Однажды мы увидели, что возчики кончили работу и потянулись по Муре к дому. Мы тоже радостно — топоры за пояс, пилы на плечо. Увидел мастер, раскричался ужасно — это ведь лошади, они устают, а мы что засобирались? А я-то всегда считала, что лошадь выносливее. Мы — для виду — еще что-то поделали и потянулись на ночлег. Пришли с опозданием — был день женской бани и все уже помылись. Огорчилась я ужасно — следующая через неделю. Бежавшая мимо Фекла сказала, что вода еще есть и чтобы я шла вместе с ней. Очень обрадовалась. Темно и холодно в предбаннике, темно и жарко в маленькой бане. Колеблется пламя коптилки. Радостно намылилась. За спиной раздалось покашливание. С ужасом оглянулась: у задней стены, на высокой скамейке сидел, как Будда, поджав ноги, раскосый и мрачный муж Феклы — самый старший из нацменов Порозихи. Намыленной не убежишь. Фекла моего возмущения не понимала, сказала, что муж помыт и мы ему не мешаем. Пришлось не считать его мужчиной и мыться дальше. Фекла мне и спину помыла. Сказала: «С рыла-то ты худая, а туша у тебя складная». О, Сибирь! О, могучий русский язык!!!

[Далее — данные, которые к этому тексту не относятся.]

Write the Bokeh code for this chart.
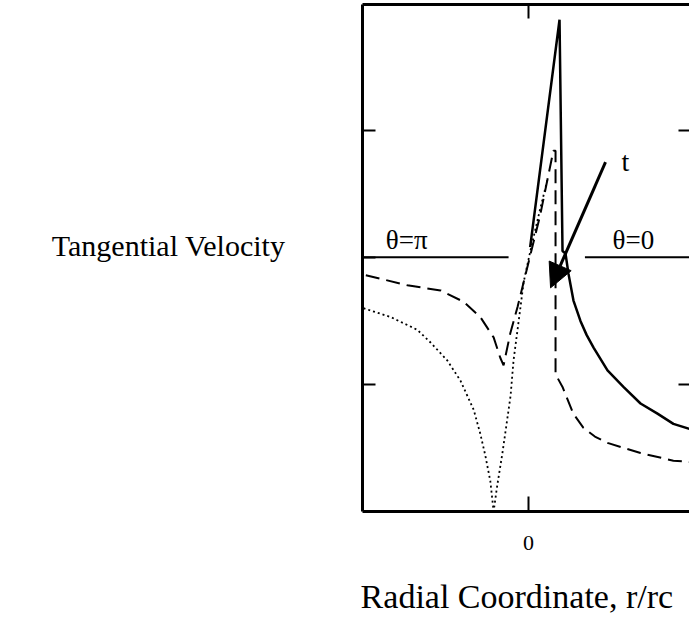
import numpy as np
from bokeh.plotting import figure
from bokeh.models import Range1d, LinearAxis, FixedTicker, Label, Arrow, NormalHead
from bokeh.embed import file_html
from bokeh.resources import INLINE

# ---- data ----
solid_x = [0.01, 0.187, 0.205, 0.223, 0.241, 0.271, 0.313, 0.35, 0.392, 0.476, 0.572, 0.675, 0.777, 0.873, 0.97]
solid_y = [0.08, 1.87, 0.05, 0.03, -0.13, -0.34, -0.50, -0.61, -0.71, -0.89, -1.02, -1.15, -1.23, -1.31, -1.35]

dash_x = [-0.98, -0.73, -0.53, -0.39, -0.29, -0.21, -0.17, -0.15, -0.11, -0.066, -0.03,
          0.07, 0.15, 0.163, 0.163, 0.205, 0.27, 0.33, 0.40, 0.476, 0.675, 0.873, 0.97]
dash_y = [-0.14, -0.22, -0.26, -0.35, -0.47, -0.63, -0.79, -0.85, -0.60, -0.39, -0.20,
          0.33, 0.84, 0.84, -0.92, -1.02, -1.23, -1.34, -1.41, -1.46, -1.54, -1.60, -1.61]

dot_x = [-0.994, -0.83, -0.67, -0.59, -0.49, -0.41, -0.33, -0.29, -0.26, -0.23, -0.21,
         -0.19, -0.157, -0.133, -0.108, -0.09, -0.066, -0.048, -0.03, 0.012, 0.072, 0.114]
dot_y = [-0.40, -0.47, -0.57, -0.67, -0.81, -0.97, -1.20, -1.39, -1.56, -1.76, -2.0,
         -1.81, -1.54, -1.32, -1.09, -0.81, -0.57, -0.39, -0.20, 0.055, 0.39, 0.61]

zero_x = [-1.0, -0.12, np.nan, 0.34, 0.97]
zero_y = [0.0, 0.0, np.nan, 0.0, 0.0]

x_ticks = [0]
x_tick_labels = {0: "0"}
y_ticks = [-1, 0, 1]
x_title = "Radial Coordinate, r/rc"
y_title = "Tangential Velocity"
x_title_pos = -0.07
y_title_pos = 0.09

FONT = "Liberation Serif"

p = figure(width=689, height=617, output_backend="svg", toolbar_location=None,
           x_range=Range1d(-1.0, 0.97), y_range=Range1d(-2.0, 1.99),
           x_axis_location=None, y_axis_location=None,
           min_border_left=362, min_border_right=0, min_border_top=4, min_border_bottom=106)
p.outline_line_color = None
p.grid.visible = False
p.background_fill_color = "white"

def mk_axis(ticks, tick_in, labels=None, size="22px", standoff=0, line=True):
    ax = LinearAxis(ticker=FixedTicker(ticks=ticks))
    ax.major_tick_in = tick_in
    ax.major_tick_out = 0
    ax.minor_tick_in = 0
    ax.minor_tick_out = 0
    ax.major_tick_line_width = 2
    ax.major_tick_line_color = "black" if tick_in > 0 else None
    ax.axis_line_width = 3
    ax.axis_line_color = "black" if line else None
    if labels is not None:
        ax.major_label_text_font = FONT
        ax.major_label_text_font_size = size
        ax.major_label_text_color = "black"
        ax.major_label_standoff = standoff
        ax.major_label_overrides = labels
    else:
        ax.major_label_text_font_size = "0px"
        ax.major_label_standoff = 0
        ax.major_label_overrides = {t: "" for t in ticks}
    return ax

p.add_layout(mk_axis(x_ticks, 15, labels=x_tick_labels, size="22px", standoff=24), "below")
p.add_layout(mk_axis([x_title_pos], 0, labels={x_title_pos: x_title}, size="34px",
                     standoff=25, line=False), "below")
p.add_layout(mk_axis(x_ticks, 14), "above")
p.add_layout(mk_axis(y_ticks, 13), "left")
yt = mk_axis([y_title_pos], 0, labels={y_title_pos: y_title}, size="30px", standoff=77, line=False)
yt.major_label_orientation = "horizontal"
p.add_layout(yt, "left")
p.add_layout(mk_axis([-1, 1], 11, line=False), "right")

p.line(zero_x, zero_y, line_color="black", line_width=2)
p.line(dot_x, dot_y, line_color="black", line_width=1.8, line_dash="2 3")
p.line(dash_x, dash_y, line_color="black", line_width=2, line_dash="14 7")
p.line(solid_x, solid_y, line_color="black", line_width=2.5)

p.add_layout(Arrow(end=NormalHead(size=24, fill_color="black", line_color="black"),
                   x_start=0.464, y_start=0.75, x_end=0.133, y_end=-0.24,
                   line_width=3, line_color="black"))

def lab(x, y, t, size, align="left"):
    p.add_layout(Label(x=x, y=y, text=t, text_font=FONT, text_font_size=size,
                       text_color="black", text_align=align, text_baseline="alphabetic"))

lab(-0.86, 0.14, "θ=π", "27px")
lab(0.506, 0.14, "θ=0", "27px")
lab(0.56, 0.756, "t", "28px")

open("out.html", "w").write(file_html(p, INLINE))
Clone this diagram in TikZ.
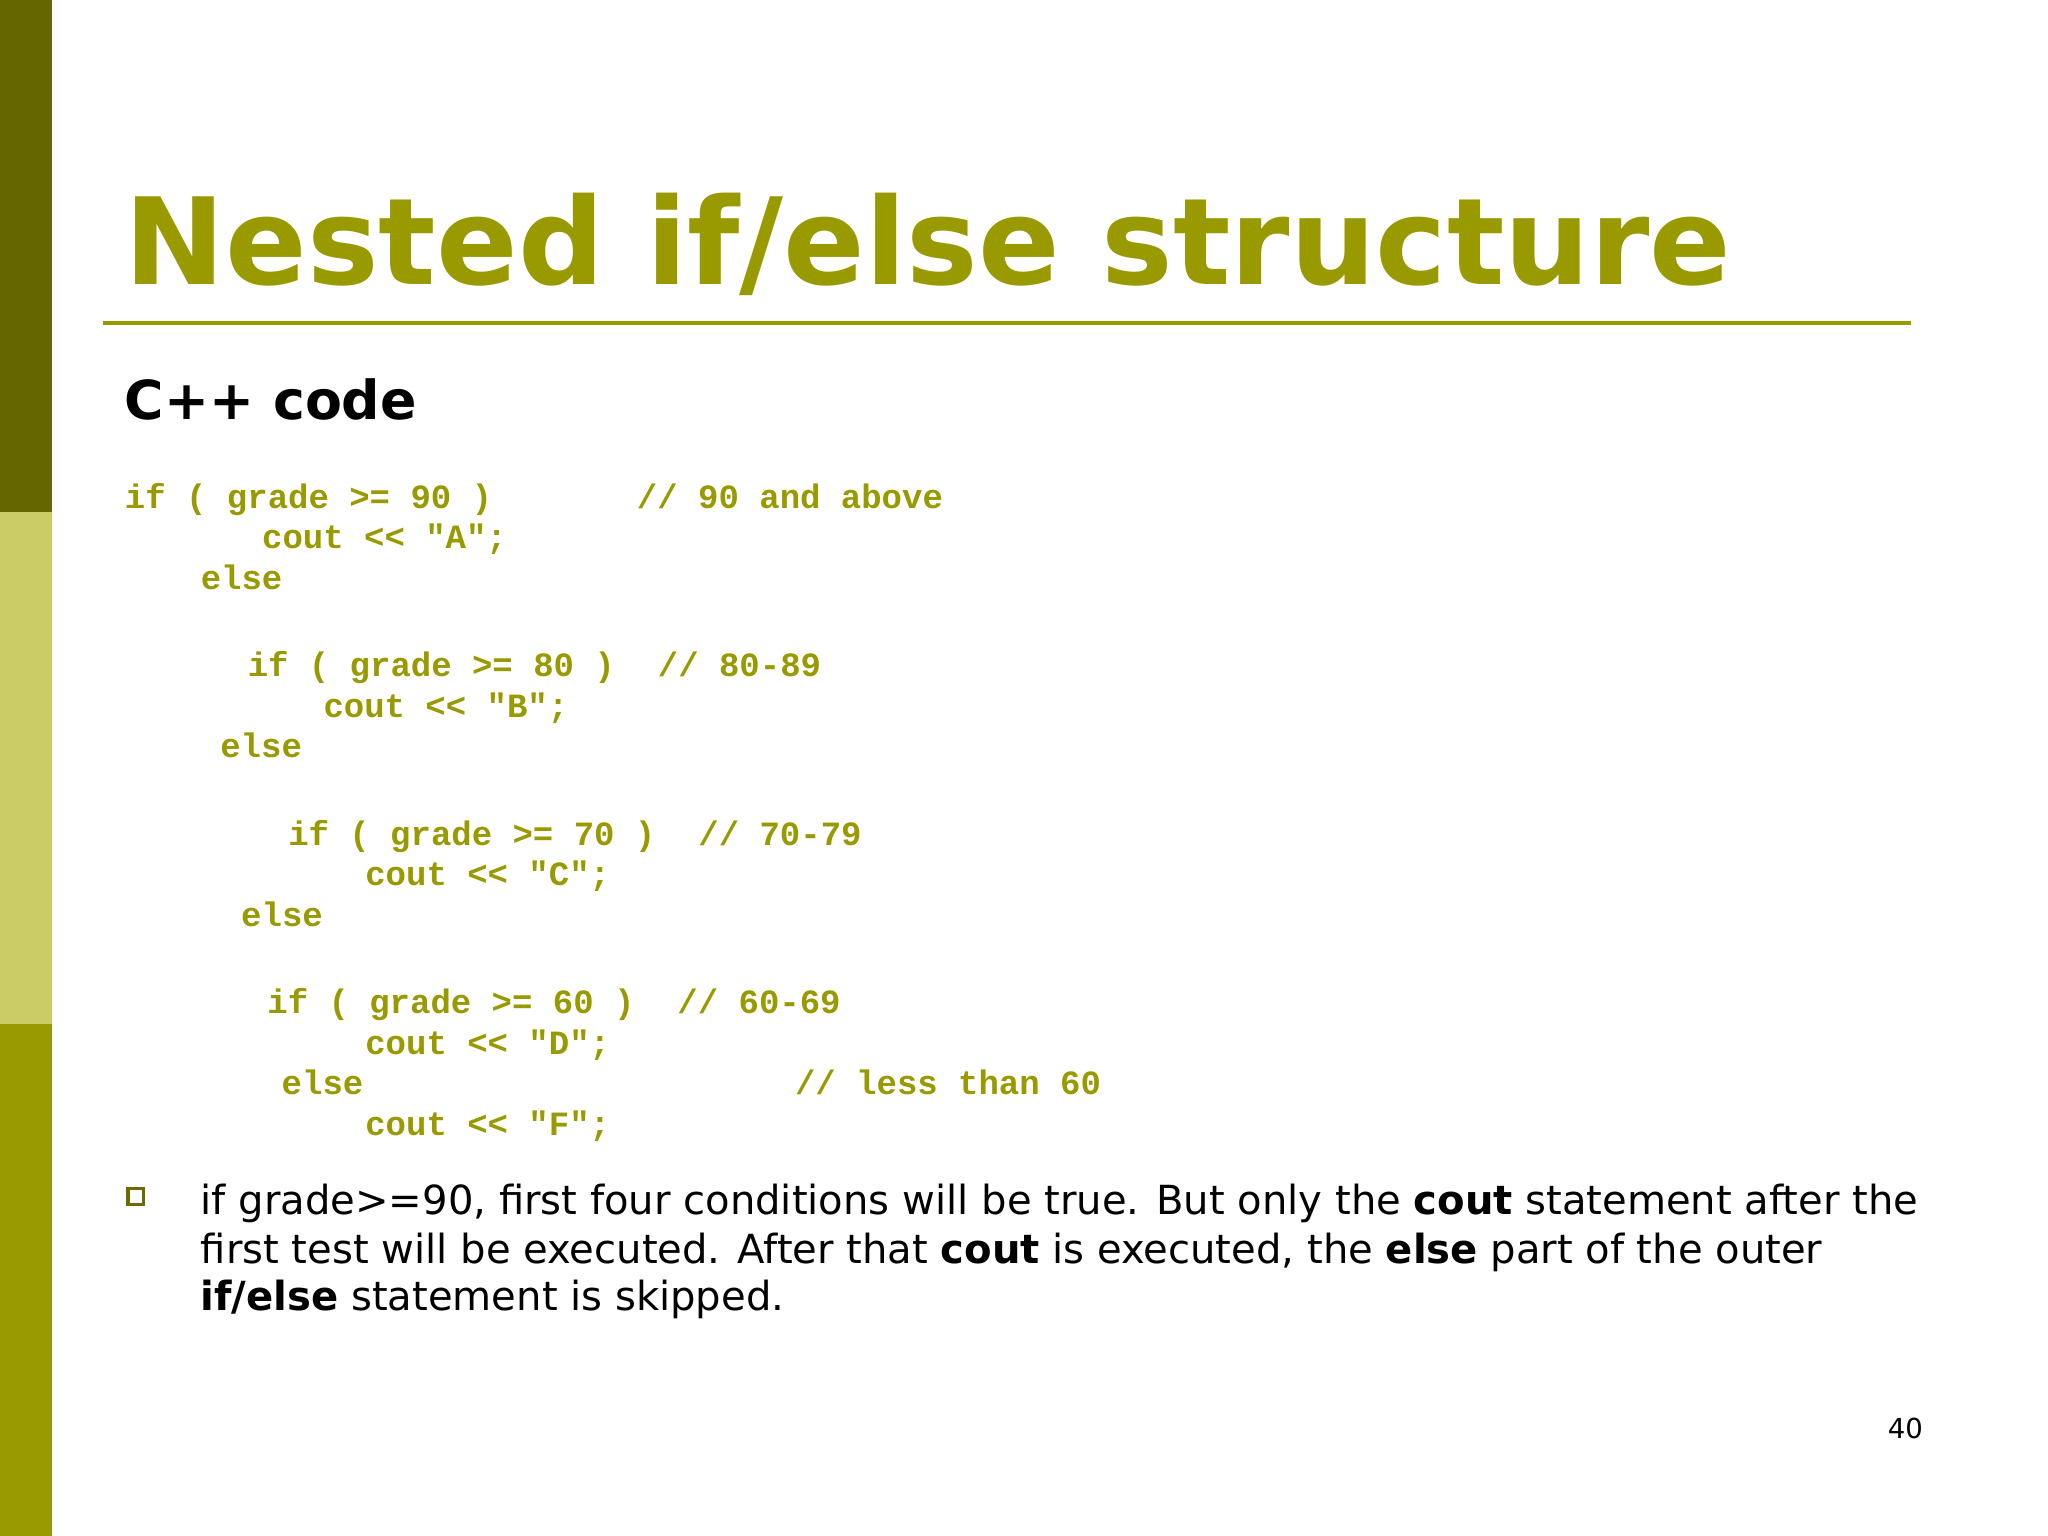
\documentclass[tikz,border=0pt]{standalone}
\usepackage{fontspec}
\setmainfont{DejaVu Sans}
\newfontfamily\codef{Liberation Mono}
\newfontfamily\headf{DejaVu Sans}
\definecolor{olive}{HTML}{999900}
\definecolor{darkol}{HTML}{666600}
\definecolor{lightol}{HTML}{CCCC66}
\tikzset{
  code/.style={anchor=base west,inner sep=0,text=olive,font=\codef\bfseries\fontsize{7.4pt}{9pt}\selectfont},
  body/.style={anchor=base west,inner sep=0,font=\fontsize{8.73pt}{10pt}\selectfont}
}
\begin{document}
\begin{tikzpicture}[x=0.01cm,y=-0.01cm]
\fill[white] (0,0) rectangle (1568,1176);
\useasboundingbox (0,0) rectangle (1568,1176);
\fill[darkol] (0,0) rectangle (40,392);
\fill[lightol] (0,392) rectangle (40,784);
\fill[olive] (0,784) rectangle (40,1176);
\node[anchor=base west,inner sep=0,text=olive,font=\headf\bfseries\fontsize{26.2pt}{30pt}\selectfont] (title) at (95,218) {Nested if/else structure};
\draw[olive,line width=0.9pt] (79,247) -- (1463,247);
\node[anchor=base west,inner sep=0,font=\headf\bfseries\fontsize{11.7pt}{13pt}\selectfont] (sub) at (95,321) {C++ code};
\node[code] (l1) at (95,389) {if ( grade >= 90 )};
\node[code] (c1) at (487,389) {// 90 and above};
\node[code] (l2) at (200,420) {cout << "A";};
\node[code] (l3) at (153,451) {else};
\node[code] (l4) at (189,518) {if ( grade >= 80 )};
\node[code] (c4) at (503,518) {// 80-89};
\node[code] (l5) at (247,549) {cout << "B";};
\node[code] (l6) at (168,580) {else};
\node[code] (l7) at (220,647) {if ( grade >= 70 )};
\node[code] (c7) at (534,647) {// 70-79};
\node[code] (l8) at (279,678) {cout << "C";};
\node[code] (l9) at (184,709) {else};
\node[code] (l10) at (204,776) {if ( grade >= 60 )};
\node[code] (c10) at (518,776) {// 60-69};
\node[code] (l11) at (279,807) {cout << "D";};
\node[code] (l12) at (215,838) {else};
\node[code] (c12) at (608,838) {// less than 60};
\node[code] (l13) at (279,869) {cout << "F";};
\draw[olive!70!black,line width=0.7pt] (98,910) rectangle (110,922);
\node[body] (b1) at (153,930) {if grade>=90, first four conditions will be true. But only the \textbf{cout} statement after the};
\node[body] (b2) at (153,967) {first test will be executed. After that \textbf{cout} is executed, the \textbf{else} part of the outer};
\node[body] (b3) at (153,1003) {\textbf{if/else} statement is skipped.};
\node[anchor=base east,inner sep=0,font=\fontsize{6pt}{7pt}\selectfont] (pg) at (1473,1101) {40};
\end{tikzpicture}
\end{document}
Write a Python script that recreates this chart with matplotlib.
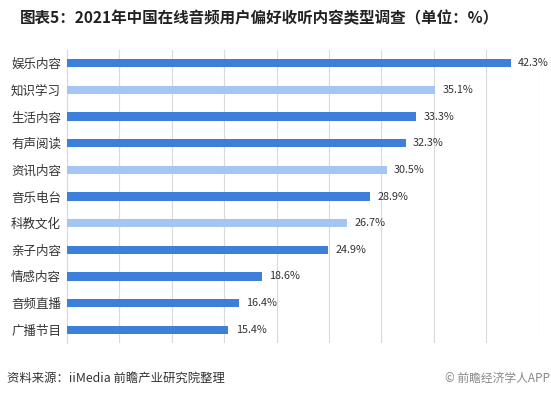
import matplotlib.pyplot as plt
import numpy as np

plt.rcParams['font.family'] = ['Noto Sans CJK SC', 'DejaVu Sans']

categories = ['娱乐内容', '知识学习', '生活内容', '有声阅读', '资讯内容', '音乐电台',
              '科教文化', '亲子内容', '情感内容', '音频直播', '广播节目']
values = [42.3, 35.1, 33.3, 32.3, 30.5, 28.9, 26.7, 24.9, 18.6, 16.4, 15.4]
light = ['知识学习', '资讯内容', '科教文化']

dark_blue = '#3f7fdc'
light_blue = '#a3c6f2'

fig = plt.figure(figsize=(5.51, 3.99), dpi=100)
ax = fig.add_axes([0.121, 0.14, 0.857, 0.735])

y = np.arange(len(categories))
colors = [light_blue if c in light else dark_blue for c in categories]
ax.barh(y, values, height=0.32, color=colors, zorder=3)

for yi, v in zip(y, values):
    ax.text(v + 0.7, yi, '{:.1f}%'.format(v), va='center', ha='left',
            fontsize=7.8, color='#333333')

ax.set_yticks(y)
ax.set_yticklabels(categories, fontsize=9, color='#333333')
ax.set_ylim(len(categories) - 0.5, -0.5)
ax.set_xlim(0, 45)
ax.set_xticks(np.arange(0, 46, 5))
ax.tick_params(axis='x', length=0, labelbottom=False)
ax.tick_params(axis='y', length=0, pad=4)
ax.grid(axis='x', color='#d9d9d9', linewidth=0.8, zorder=0)
for s in ['top', 'right', 'bottom']:
    ax.spines[s].set_visible(False)
ax.spines['left'].set_color('#d9d9d9')

fig.text(0.036, 0.955, '图表5：2021年中国在线音频用户偏好收听内容类型调查（单位：%）',
         fontsize=11.2, fontweight='bold', color='#222222', va='center')
fig.text(0.012, 0.052, '资料来源：iiMedia 前瞻产业研究院整理', fontsize=8.9,
         color='#333333', va='center')
fig.text(0.998, 0.052, '© 前瞻经济学人APP', fontsize=8.5, color='#888888',
         va='center', ha='right')

fig.savefig('out.png', dpi=100)
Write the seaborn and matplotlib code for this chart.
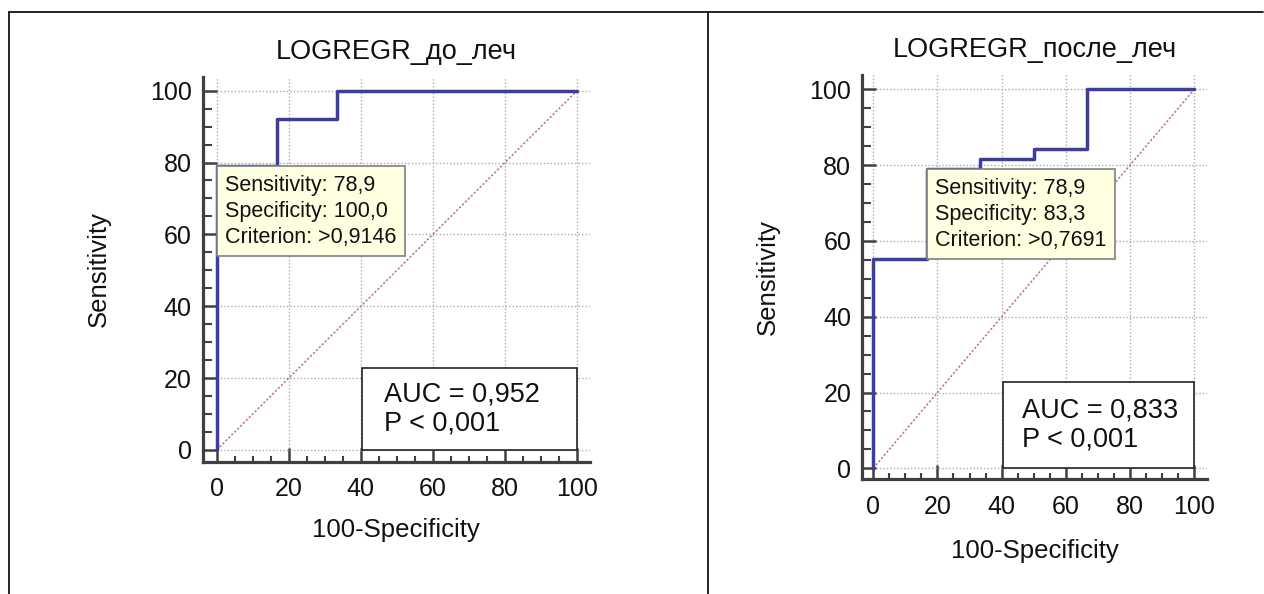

В середине декабря Сергей Николаевич не пожалел своей получки, напоил мастера, получил от него раскоряку-подпись на заранее приготовленную бумагу о том, что мастер его отпускает с плотбища в районный центр, — и ушел. Один, лютой зимой, сначала 12 км до Бузыканова, оттуда 45 — по почтовой дороге до Гольтявина — все через тайгу, а затем 80 км до Богучан уже по льду Ангары. Всю одежду надел на себя, оставил мне лишнюю телогрейку, с собой взял только хлеб, простился со всеми. Мне сказал, что достанет для меня разрешение перебраться в Богучаны, что он клянется в этом.